Pubblicato il 18 Agosto 2021
Si può morire per un nonnulla. E’ accaduto ad Antonio Carbone, maresciallo dei Carabinieri di 56 anni in servizio in Piemonte. Stava trascorrendo in spiaggia, a Paola, le vacanze estive. Alcuni bagnanti poco educati avevano gettato in mare alcune cicche di sigaretta. Il maresciallo calabrese ha detto loro di dimostrare maggior senso civico. E’ qui che la maleducazione si trasforma in tracotanza. E’ qui che la parola incomincia a uccidere. La risposta non ha proporzione, se si pensa alle educate espressioni di Carbone: questi è stato investito da una serie di invettive, insulti, parole umilianti. E’ stato colpito da una sequela di frasi che denotano violenza verbale, se non psicologica.
Ecco quanto è stato rivolto a un uomo sensibile: il maresciallo si è sentito mancare ed è caduto al suolo. E’ morto per un infarto improvviso, nonostante i tentativi di rianimarlo. Vincenzo Carbone, il fratello, scrive sui social: “Voleva soltanto difendere il mare di Paola dall’ignoranza violenta e barbara di un clan di bagnanti calabresi che invece lo stava distruggendo. Un gesto da poco, un gesto banale, chiedere con gentilezza di non buttare rifiuti in mare.

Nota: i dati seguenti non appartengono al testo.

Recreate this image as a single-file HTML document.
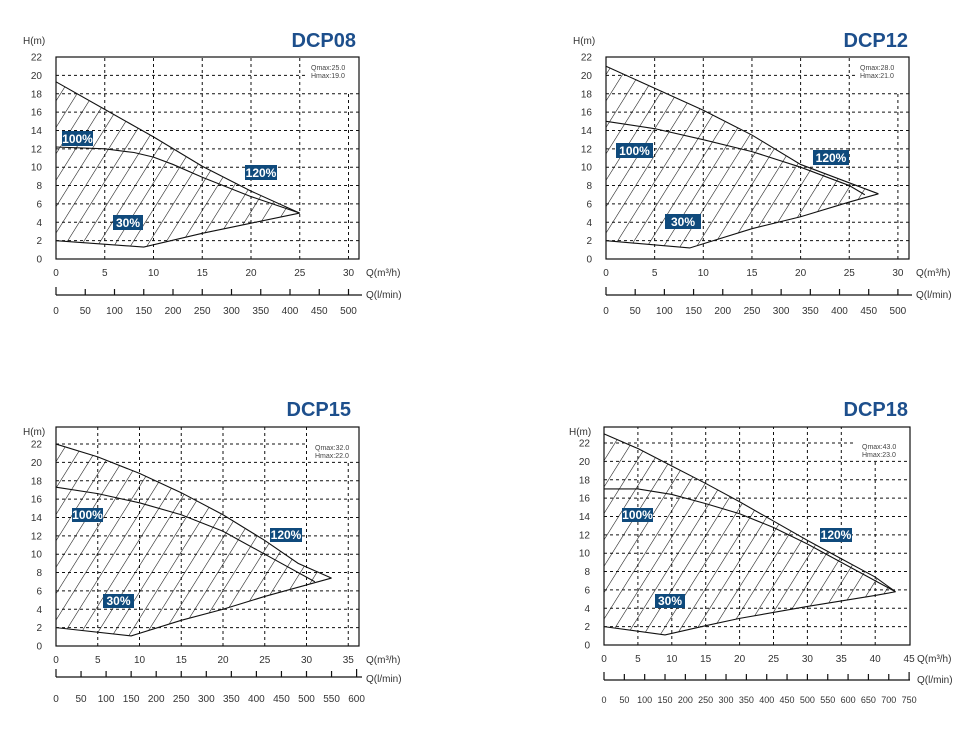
<!DOCTYPE html>
<html><head><meta charset="utf-8"><style>
html,body{margin:0;padding:0;background:#fff;}
svg{display:block;font-family:"Liberation Sans",sans-serif;}
.g{stroke:#111;stroke-width:1;stroke-dasharray:3,3;fill:none}
.b{stroke:#111;stroke-width:1.2;fill:none}
.c{stroke:#111;stroke-width:1.1;fill:none;vector-effect:non-scaling-stroke}
.t{font-size:10px;fill:#333}
.ty{font-size:10px;fill:#333;text-anchor:end}
.tx{font-size:10px;fill:#333;text-anchor:middle}
.ts{font-size:9px;fill:#333;text-anchor:middle}
.ti{font-size:20px;font-weight:bold;fill:#1d4f8c;text-anchor:end}
.q{font-size:7px;fill:#444}
.lb{fill:#0f4a7c}
.lt{font-size:12px;font-weight:bold;fill:#fff;text-anchor:middle}
</style></head><body>
<svg width="979" height="731" viewBox="0 0 979 731">
<defs>
<pattern id="h" patternUnits="userSpaceOnUse" width="14" height="14" patternTransform="rotate(32)">
<line x1="0" y1="-1" x2="0" y2="15" stroke="#111" stroke-width="1.1"/>
</pattern>
<clipPath id="c1"><polygon transform="scale(9.75,-9.18)" points="0,19.3 5,16.3 10,13.3 15,10.1 20,7.4 25,5 20,3.9 15,2.8 9,1.3 0,2"/></clipPath>
<clipPath id="c2"><polygon transform="scale(9.73,-9.18)" points="0,21 5,18.6 10,16.2 15,13.5 20,10.3 25,8.3 28,7.1 25,6.2 20,4.6 15,3.3 8.6,1.2 0,2"/></clipPath>
<clipPath id="c3"><polygon transform="scale(8.35,-9.18)" points="0,22 5,20.6 10,18.8 15,16.7 20,14.3 25,11.5 29,9 33,7.4 25,5.4 20,4 15,2.8 9,1.1 0,2"/></clipPath>
<clipPath id="c4"><polygon transform="scale(6.78,-9.18)" points="0,23 5,21.4 10,19.5 15,17.6 20,15.6 25,13.5 30,11.4 35,9.4 40,7.4 43,5.8 40,5.4 30,4.2 20,2.9 15,2.1 9,1.1 0,2"/></clipPath>
</defs>

<!-- CHART 1 -->
<text class="ti" x="356" y="47">DCP08</text>
<g transform="translate(56,259)">
<text class="t" x="-33" y="-215">H(m)</text>
<g class="g">
<path d="M48.75,0V-202M97.5,0V-202M146.25,0V-202M195,0V-202M243.75,0V-202M292.5,0V-167"/>
<path d="M0,-18.36H303M0,-36.72H303M0,-55.08H303M0,-73.44H303M0,-91.8H303M0,-110.16H303M0,-128.52H303M0,-146.88H303M0,-165.24H303M0,-183.6H250"/>
</g>
<rect class="b" x="0" y="-202" width="303" height="202"/>
<rect x="0" y="-202" width="303" height="202" fill="url(#h)" clip-path="url(#c1)"/>
<g transform="scale(9.75,-9.18)">
<polyline class="c" points="0,19.3 5,16.3 10,13.3 15,10.1 20,7.4 25,5"/>
<polyline class="c" points="0,12.2 5,12 8,11.6 10,11.1 12,10.3 15,8.9 20,6.8 25,5"/>
<polyline class="c" points="0,2 9,1.3 15,2.8 20,3.9 25,5"/>
</g>
<g class="ty"><text x="-14" y="3.5">0</text><text x="-14" y="-14.9">2</text><text x="-14" y="-33.2">4</text><text x="-14" y="-51.6">6</text><text x="-14" y="-69.9">8</text><text x="-14" y="-88.3">10</text><text x="-14" y="-106.7">12</text><text x="-14" y="-125">14</text><text x="-14" y="-143.4">16</text><text x="-14" y="-161.7">18</text><text x="-14" y="-180.1">20</text><text x="-14" y="-198.5">22</text></g>
<g class="tx"><text x="0" y="17">0</text><text x="48.75" y="17">5</text><text x="97.5" y="17">10</text><text x="146.25" y="17">15</text><text x="195" y="17">20</text><text x="243.75" y="17">25</text><text x="292.5" y="17">30</text></g>
<text class="t" x="310" y="17" font-size="9">Q(m³/h)</text>
<path class="b" d="M0,36H306M0,28V36M29.25,30V36M58.5,30V36M87.75,30V36M117,30V36M146.25,30V36M175.5,30V36M204.75,30V36M234,30V36M263.25,30V36M292.5,30V36"/>
<text class="t" x="310" y="39" font-size="9">Q(l/min)</text>
<g class="tx"><text x="0" y="55">0</text><text x="29.25" y="55">50</text><text x="58.5" y="55">100</text><text x="87.75" y="55">150</text><text x="117" y="55">200</text><text x="146.25" y="55">250</text><text x="175.5" y="55">300</text><text x="204.75" y="55">350</text><text x="234" y="55">400</text><text x="263.25" y="55">450</text><text x="292.5" y="55">500</text></g>
<text class="q" x="255" y="-189">Qmax:25.0</text><text class="q" x="255" y="-181">Hmax:19.0</text>
</g>
<rect class="lb" x="62" y="131" width="31" height="15"/><text class="lt" x="77.5" y="143">100%</text>
<rect class="lb" x="245" y="165" width="32" height="15"/><text class="lt" x="261" y="177">120%</text>
<rect class="lb" x="113" y="215" width="30" height="15"/><text class="lt" x="128" y="227">30%</text>

<!-- CHART 2 -->
<text class="ti" x="908" y="47">DCP12</text>
<g transform="translate(606,259)">
<text class="t" x="-33" y="-215">H(m)</text>
<g class="g">
<path d="M48.65,0V-202M97.3,0V-202M145.95,0V-202M194.6,0V-202M243.25,0V-202M291.9,0V-167"/>
<path d="M0,-18.36H303M0,-36.72H303M0,-55.08H303M0,-73.44H303M0,-91.8H303M0,-110.16H303M0,-128.52H303M0,-146.88H303M0,-165.24H303M0,-183.6H250"/>
</g>
<rect class="b" x="0" y="-202" width="303" height="202"/>
<rect x="0" y="-202" width="303" height="202" fill="url(#h)" clip-path="url(#c2)"/>
<g transform="scale(9.73,-9.18)">
<polyline class="c" points="0,21 5,18.6 10,16.2 15,13.5 20,10.3 25,8.3 28,7.1"/>
<polyline class="c" points="0,15 5,14.2 10,13 15,11.7 20,10 25,8 26.6,7"/>
<polyline class="c" points="0,2 8.6,1.2 15,3.3 20,4.6 25,6.2 28,7.1"/>
</g>
<g class="ty"><text x="-14" y="3.5">0</text><text x="-14" y="-14.9">2</text><text x="-14" y="-33.2">4</text><text x="-14" y="-51.6">6</text><text x="-14" y="-69.9">8</text><text x="-14" y="-88.3">10</text><text x="-14" y="-106.7">12</text><text x="-14" y="-125">14</text><text x="-14" y="-143.4">16</text><text x="-14" y="-161.7">18</text><text x="-14" y="-180.1">20</text><text x="-14" y="-198.5">22</text></g>
<g class="tx"><text x="0" y="17">0</text><text x="48.65" y="17">5</text><text x="97.3" y="17">10</text><text x="145.95" y="17">15</text><text x="194.6" y="17">20</text><text x="243.25" y="17">25</text><text x="291.9" y="17">30</text></g>
<text class="t" x="310" y="17" font-size="9">Q(m³/h)</text>
<path class="b" d="M0,36H306M0,28V36M29.19,30V36M58.38,30V36M87.57,30V36M116.76,30V36M145.95,30V36M175.14,30V36M204.33,30V36M233.52,30V36M262.71,30V36M291.9,30V36"/>
<text class="t" x="310" y="39" font-size="9">Q(l/min)</text>
<g class="tx"><text x="0" y="55">0</text><text x="29.19" y="55">50</text><text x="58.38" y="55">100</text><text x="87.57" y="55">150</text><text x="116.76" y="55">200</text><text x="145.95" y="55">250</text><text x="175.14" y="55">300</text><text x="204.33" y="55">350</text><text x="233.52" y="55">400</text><text x="262.71" y="55">450</text><text x="291.9" y="55">500</text></g>
<text class="q" x="254" y="-189">Qmax:28.0</text><text class="q" x="254" y="-181">Hmax:21.0</text>
</g>
<rect class="lb" x="616" y="143" width="37" height="15"/><text class="lt" x="634.5" y="155">100%</text>
<rect class="lb" x="813" y="150" width="36" height="15"/><text class="lt" x="831" y="162">120%</text>
<rect class="lb" x="665" y="214" width="36" height="15"/><text class="lt" x="683" y="226">30%</text>

<!-- CHART 3 -->
<text class="ti" x="351" y="416">DCP15</text>
<g transform="translate(56,646)">
<text class="t" x="-33" y="-211">H(m)</text>
<g class="g">
<path d="M41.75,0V-219M83.5,0V-219M125.25,0V-219M167,0V-219M208.75,0V-219M250.5,0V-219M292.25,0V-184"/>
<path d="M0,-18.36H303M0,-36.72H303M0,-55.08H303M0,-73.44H303M0,-91.8H303M0,-110.16H303M0,-128.52H303M0,-146.88H303M0,-165.24H303M0,-183.6H303M0,-201.96H250"/>
</g>
<rect class="b" x="0" y="-219" width="303" height="219"/>
<rect x="0" y="-219" width="303" height="219" fill="url(#h)" clip-path="url(#c3)"/>
<g transform="scale(8.35,-9.18)">
<polyline class="c" points="0,22 5,20.6 10,18.8 15,16.7 20,14.3 25,11.5 29,9 33,7.4"/>
<polyline class="c" points="0,17.3 5,16.6 10,15.6 15,14.3 20,12.5 25,10 31,7"/>
<polyline class="c" points="0,2 9,1.1 15,2.8 20,4 25,5.4 33,7.4"/>
</g>
<g class="ty"><text x="-14" y="3.5">0</text><text x="-14" y="-14.9">2</text><text x="-14" y="-33.2">4</text><text x="-14" y="-51.6">6</text><text x="-14" y="-69.9">8</text><text x="-14" y="-88.3">10</text><text x="-14" y="-106.7">12</text><text x="-14" y="-125">14</text><text x="-14" y="-143.4">16</text><text x="-14" y="-161.7">18</text><text x="-14" y="-180.1">20</text><text x="-14" y="-198.5">22</text></g>
<g class="tx"><text x="0" y="17">0</text><text x="41.75" y="17">5</text><text x="83.5" y="17">10</text><text x="125.25" y="17">15</text><text x="167" y="17">20</text><text x="208.75" y="17">25</text><text x="250.5" y="17">30</text><text x="292.25" y="17">35</text></g>
<text class="t" x="310" y="17" font-size="9">Q(m³/h)</text>
<path class="b" d="M0,31H306M0,23V31M25.05,25V31M50.1,25V31M75.15,25V31M100.2,25V31M125.25,25V31M150.3,25V31M175.35,25V31M200.4,25V31M225.45,25V31M250.5,25V31M275.55,25V31M300.6,23V31"/>
<text class="t" x="310" y="36" font-size="9">Q(l/min)</text>
<g class="tx"><text x="0" y="56">0</text><text x="25.05" y="56">50</text><text x="50.1" y="56">100</text><text x="75.15" y="56">150</text><text x="100.2" y="56">200</text><text x="125.25" y="56">250</text><text x="150.3" y="56">300</text><text x="175.35" y="56">350</text><text x="200.4" y="56">400</text><text x="225.45" y="56">450</text><text x="250.5" y="56">500</text><text x="275.55" y="56">550</text><text x="300.6" y="56">600</text></g>
<text class="q" x="259" y="-196">Qmax:32.0</text><text class="q" x="259" y="-188">Hmax:22.0</text>
</g>
<rect class="lb" x="72" y="508" width="31" height="14"/><text class="lt" x="87.5" y="519">100%</text>
<rect class="lb" x="270" y="528" width="32" height="14"/><text class="lt" x="286" y="539">120%</text>
<rect class="lb" x="103" y="594" width="31" height="14"/><text class="lt" x="118.5" y="605">30%</text>

<!-- CHART 4 -->
<text class="ti" x="908" y="416">DCP18</text>
<g transform="translate(604,645)">
<text class="t" x="-35" y="-210">H(m)</text>
<g class="g">
<path d="M33.9,0V-218M67.8,0V-218M101.7,0V-218M135.6,0V-218M169.5,0V-218M203.4,0V-218M237.3,0V-218M271.2,0V-184"/>
<path d="M0,-18.36H306M0,-36.72H306M0,-55.08H306M0,-73.44H306M0,-91.8H306M0,-110.16H306M0,-128.52H306M0,-146.88H306M0,-165.24H306M0,-183.6H306M0,-201.96H250"/>
</g>
<rect class="b" x="0" y="-218" width="306" height="218"/>
<rect x="0" y="-218" width="306" height="218" fill="url(#h)" clip-path="url(#c4)"/>
<g transform="scale(6.78,-9.18)">
<polyline class="c" points="0,23 5,21.4 10,19.5 15,17.6 20,15.6 25,13.5 30,11.4 35,9.4 40,7.4 43,5.8"/>
<polyline class="c" points="0,17 5,17 10,16.4 15,15.4 20,14.3 25,12.8 30,11 35,9 40,7 43,5.8"/>
<polyline class="c" points="0,2 9,1.1 15,2.1 20,2.9 30,4.2 40,5.4 43,5.8"/>
</g>
<g class="ty"><text x="-14" y="3.5">0</text><text x="-14" y="-14.9">2</text><text x="-14" y="-33.2">4</text><text x="-14" y="-51.6">6</text><text x="-14" y="-69.9">8</text><text x="-14" y="-88.3">10</text><text x="-14" y="-106.7">12</text><text x="-14" y="-125">14</text><text x="-14" y="-143.4">16</text><text x="-14" y="-161.7">18</text><text x="-14" y="-180.1">20</text><text x="-14" y="-198.5">22</text></g>
<g class="tx"><text x="0" y="17">0</text><text x="33.9" y="17">5</text><text x="67.8" y="17">10</text><text x="101.7" y="17">15</text><text x="135.6" y="17">20</text><text x="169.5" y="17">25</text><text x="203.4" y="17">30</text><text x="237.3" y="17">35</text><text x="271.2" y="17">40</text><text x="305.1" y="17">45</text></g>
<text class="t" x="313" y="17" font-size="9">Q(m³/h)</text>
<path class="b" d="M0,35H306M0,27V35M20.34,29V35M40.68,29V35M61.02,29V35M81.36,29V35M101.7,29V35M122.04,29V35M142.38,29V35M162.72,29V35M183.06,29V35M203.4,29V35M223.74,29V35M244.08,29V35M264.42,29V35M284.76,29V35M305.1,27V35"/>
<text class="t" x="313" y="38" font-size="9">Q(l/min)</text>
<g class="ts"><text x="0" y="58">0</text><text x="20.34" y="58">50</text><text x="40.68" y="58">100</text><text x="61.02" y="58">150</text><text x="81.36" y="58">200</text><text x="101.7" y="58">250</text><text x="122.04" y="58">300</text><text x="142.38" y="58">350</text><text x="162.72" y="58">400</text><text x="183.06" y="58">450</text><text x="203.4" y="58">500</text><text x="223.74" y="58">550</text><text x="244.08" y="58">600</text><text x="264.42" y="58">650</text><text x="284.76" y="58">700</text><text x="305.1" y="58">750</text></g>
<text class="q" x="258" y="-196">Qmax:43.0</text><text class="q" x="258" y="-188">Hmax:23.0</text>
</g>
<rect class="lb" x="622" y="508" width="31" height="14"/><text class="lt" x="637.5" y="519">100%</text>
<rect class="lb" x="820" y="528" width="32" height="14"/><text class="lt" x="836" y="539">120%</text>
<rect class="lb" x="655" y="594" width="30" height="14"/><text class="lt" x="670" y="605">30%</text>
</svg>
</body></html>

Ma l’ignoranza violenta e la protervia minacciosa hanno avuto la meglio. Alla fine di un violentissimo assalto verbale da parte del clan, a cui lui non ha potuto opporre alcuna resistenza, il suo cuore non ha retto. Grazie Antonio per averci fatto vedere un uomo all’opera, un uomo che si prende cura della casa comune, un uomo che con gentilezza chiede ai calabresi di non distruggere la Calabria. E’ morto un carabiniere nell’esercizio delle sue funzioni di essere umano, si chiamava Antonio Carbone, mio fratello“.